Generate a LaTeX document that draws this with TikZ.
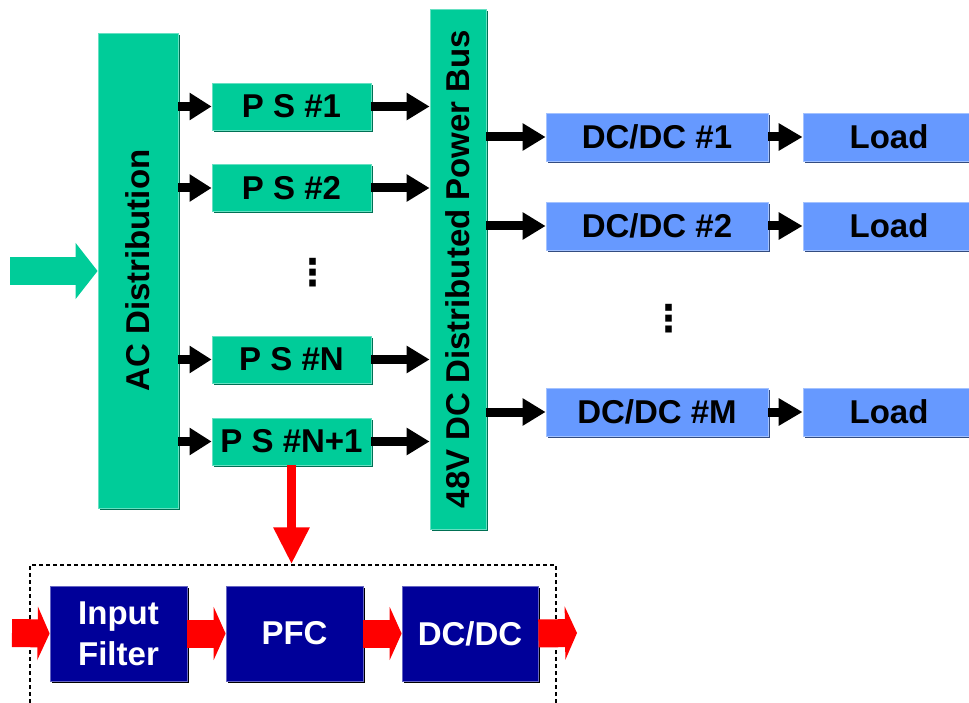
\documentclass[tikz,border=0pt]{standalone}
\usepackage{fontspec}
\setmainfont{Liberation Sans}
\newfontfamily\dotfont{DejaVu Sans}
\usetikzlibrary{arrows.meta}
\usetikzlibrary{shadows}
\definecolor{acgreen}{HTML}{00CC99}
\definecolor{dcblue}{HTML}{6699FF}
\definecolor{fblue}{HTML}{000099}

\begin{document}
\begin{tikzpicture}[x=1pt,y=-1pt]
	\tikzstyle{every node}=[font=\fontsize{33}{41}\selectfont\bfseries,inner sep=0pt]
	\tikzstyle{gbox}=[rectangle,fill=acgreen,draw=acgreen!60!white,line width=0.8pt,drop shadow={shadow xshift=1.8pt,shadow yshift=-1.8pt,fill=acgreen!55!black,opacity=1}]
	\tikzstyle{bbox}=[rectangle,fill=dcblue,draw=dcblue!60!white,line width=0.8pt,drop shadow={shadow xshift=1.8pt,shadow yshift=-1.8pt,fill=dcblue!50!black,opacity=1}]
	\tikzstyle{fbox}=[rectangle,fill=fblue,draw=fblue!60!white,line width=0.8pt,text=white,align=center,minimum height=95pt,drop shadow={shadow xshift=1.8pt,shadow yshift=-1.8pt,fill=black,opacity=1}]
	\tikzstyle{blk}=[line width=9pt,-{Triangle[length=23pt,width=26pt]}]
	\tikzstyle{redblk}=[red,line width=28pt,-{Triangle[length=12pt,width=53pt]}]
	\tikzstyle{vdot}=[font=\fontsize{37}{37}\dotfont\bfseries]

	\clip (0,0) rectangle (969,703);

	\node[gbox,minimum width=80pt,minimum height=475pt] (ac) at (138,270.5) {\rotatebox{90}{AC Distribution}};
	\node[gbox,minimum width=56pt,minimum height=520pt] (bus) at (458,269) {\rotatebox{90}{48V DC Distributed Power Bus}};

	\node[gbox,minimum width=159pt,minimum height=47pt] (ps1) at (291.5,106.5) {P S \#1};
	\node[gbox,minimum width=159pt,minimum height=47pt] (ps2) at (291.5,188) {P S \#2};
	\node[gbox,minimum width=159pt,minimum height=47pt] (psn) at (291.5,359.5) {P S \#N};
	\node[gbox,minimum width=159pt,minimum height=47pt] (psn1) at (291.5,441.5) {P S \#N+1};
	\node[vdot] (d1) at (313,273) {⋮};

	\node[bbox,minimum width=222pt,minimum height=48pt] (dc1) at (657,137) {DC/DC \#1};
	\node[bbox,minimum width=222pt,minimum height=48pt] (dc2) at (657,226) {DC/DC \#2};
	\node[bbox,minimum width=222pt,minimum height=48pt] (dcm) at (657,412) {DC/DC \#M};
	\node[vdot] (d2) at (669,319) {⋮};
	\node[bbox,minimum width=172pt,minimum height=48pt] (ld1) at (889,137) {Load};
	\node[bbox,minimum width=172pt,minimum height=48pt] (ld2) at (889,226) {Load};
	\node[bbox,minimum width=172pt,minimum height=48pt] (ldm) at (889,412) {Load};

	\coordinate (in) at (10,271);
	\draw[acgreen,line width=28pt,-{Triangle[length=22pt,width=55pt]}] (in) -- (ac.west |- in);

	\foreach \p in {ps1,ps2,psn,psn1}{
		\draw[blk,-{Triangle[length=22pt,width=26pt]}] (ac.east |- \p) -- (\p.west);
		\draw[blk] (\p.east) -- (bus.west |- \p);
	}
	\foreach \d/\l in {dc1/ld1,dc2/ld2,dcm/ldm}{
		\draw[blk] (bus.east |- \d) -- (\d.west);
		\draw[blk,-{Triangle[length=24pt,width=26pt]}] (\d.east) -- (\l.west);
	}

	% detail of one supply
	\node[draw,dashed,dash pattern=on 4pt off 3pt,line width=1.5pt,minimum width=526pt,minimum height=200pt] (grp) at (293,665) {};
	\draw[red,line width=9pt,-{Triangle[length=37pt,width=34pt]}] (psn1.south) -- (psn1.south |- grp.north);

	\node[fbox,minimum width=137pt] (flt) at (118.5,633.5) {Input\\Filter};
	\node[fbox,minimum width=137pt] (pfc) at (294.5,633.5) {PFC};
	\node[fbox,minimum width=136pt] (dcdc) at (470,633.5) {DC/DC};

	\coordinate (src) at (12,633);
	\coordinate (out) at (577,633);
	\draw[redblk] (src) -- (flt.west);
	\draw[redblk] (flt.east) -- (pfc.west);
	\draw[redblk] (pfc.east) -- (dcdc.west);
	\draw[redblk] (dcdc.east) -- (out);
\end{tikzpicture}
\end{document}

====

* _Direction_:
Make an exact copy of the listing above. Do not include the pictures.

* _Complete output_:
Generate a LaTeX document that draws this with TikZ.
\documentclass[tikz,border=0pt]{standalone}
\usepackage{fontspec}
\setmainfont{Liberation Sans}
\newfontfamily\dotfont{DejaVu Sans}
\usetikzlibrary{arrows.meta}
\usetikzlibrary{shadows}
\definecolor{acgreen}{HTML}{00CC99}
\definecolor{dcblue}{HTML}{6699FF}
\definecolor{fblue}{HTML}{000099}

\begin{document}
\begin{tikzpicture}[x=1pt,y=-1pt]
	\tikzstyle{every node}=[font=\fontsize{33}{41}\selectfont\bfseries,inner sep=0pt]
	\tikzstyle{gbox}=[rectangle,fill=acgreen,draw=acgreen!60!white,line width=0.8pt,drop shadow={shadow xshift=1.8pt,shadow yshift=-1.8pt,fill=acgreen!55!black,opacity=1}]
	\tikzstyle{bbox}=[rectangle,fill=dcblue,draw=dcblue!60!white,line width=0.8pt,drop shadow={shadow xshift=1.8pt,shadow yshift=-1.8pt,fill=dcblue!50!black,opacity=1}]
	\tikzstyle{fbox}=[rectangle,fill=fblue,draw=fblue!60!white,line width=0.8pt,text=white,align=center,minimum height=95pt,drop shadow={shadow xshift=1.8pt,shadow yshift=-1.8pt,fill=black,opacity=1}]
	\tikzstyle{blk}=[line width=9pt,-{Triangle[length=23pt,width=26pt]}]
	\tikzstyle{redblk}=[red,line width=28pt,-{Triangle[length=12pt,width=53pt]}]
	\tikzstyle{vdot}=[font=\fontsize{37}{37}\dotfont\bfseries]

	\clip (0,0) rectangle (969,703);

	\node[gbox,minimum width=80pt,minimum height=475pt] (ac) at (138,270.5) {\rotatebox{90}{AC Distribution}};
	\node[gbox,minimum width=56pt,minimum height=520pt] (bus) at (458,269) {\rotatebox{90}{48V DC Distributed Power Bus}};

	\node[gbox,minimum width=159pt,minimum height=47pt] (ps1) at (291.5,106.5) {P S \#1};
	\node[gbox,minimum width=159pt,minimum height=47pt] (ps2) at (291.5,188) {P S \#2};
	\node[gbox,minimum width=159pt,minimum height=47pt] (psn) at (291.5,359.5) {P S \#N};
	\node[gbox,minimum width=159pt,minimum height=47pt] (psn1) at (291.5,441.5) {P S \#N+1};
	\node[vdot] (d1) at (313,273) {⋮};

	\node[bbox,minimum width=222pt,minimum height=48pt] (dc1) at (657,137) {DC/DC \#1};
	\node[bbox,minimum width=222pt,minimum height=48pt] (dc2) at (657,226) {DC/DC \#2};
	\node[bbox,minimum width=222pt,minimum height=48pt] (dcm) at (657,412) {DC/DC \#M};
	\node[vdot] (d2) at (669,319) {⋮};
	\node[bbox,minimum width=172pt,minimum height=48pt] (ld1) at (889,137) {Load};
	\node[bbox,minimum width=172pt,minimum height=48pt] (ld2) at (889,226) {Load};
	\node[bbox,minimum width=172pt,minimum height=48pt] (ldm) at (889,412) {Load};

	\coordinate (in) at (10,271);
	\draw[acgreen,line width=28pt,-{Triangle[length=22pt,width=55pt]}] (in) -- (ac.west |- in);

	\foreach \p in {ps1,ps2,psn,psn1}{
		\draw[blk,-{Triangle[length=22pt,width=26pt]}] (ac.east |- \p) -- (\p.west);
		\draw[blk] (\p.east) -- (bus.west |- \p);
	}
	\foreach \d/\l in {dc1/ld1,dc2/ld2,dcm/ldm}{
		\draw[blk] (bus.east |- \d) -- (\d.west);
		\draw[blk,-{Triangle[length=24pt,width=26pt]}] (\d.east) -- (\l.west);
	}

	% detail of one supply
	\node[draw,dashed,dash pattern=on 4pt off 3pt,line width=1.5pt,minimum width=526pt,minimum height=200pt] (grp) at (293,665) {};
	\draw[red,line width=9pt,-{Triangle[length=37pt,width=34pt]}] (psn1.south) -- (psn1.south |- grp.north);

	\node[fbox,minimum width=137pt] (flt) at (118.5,633.5) {Input\\Filter};
	\node[fbox,minimum width=137pt] (pfc) at (294.5,633.5) {PFC};
	\node[fbox,minimum width=136pt] (dcdc) at (470,633.5) {DC/DC};

	\coordinate (src) at (12,633);
	\coordinate (out) at (577,633);
	\draw[redblk] (src) -- (flt.west);
	\draw[redblk] (flt.east) -- (pfc.west);
	\draw[redblk] (pfc.east) -- (dcdc.west);
	\draw[redblk] (dcdc.east) -- (out);
\end{tikzpicture}
\end{document}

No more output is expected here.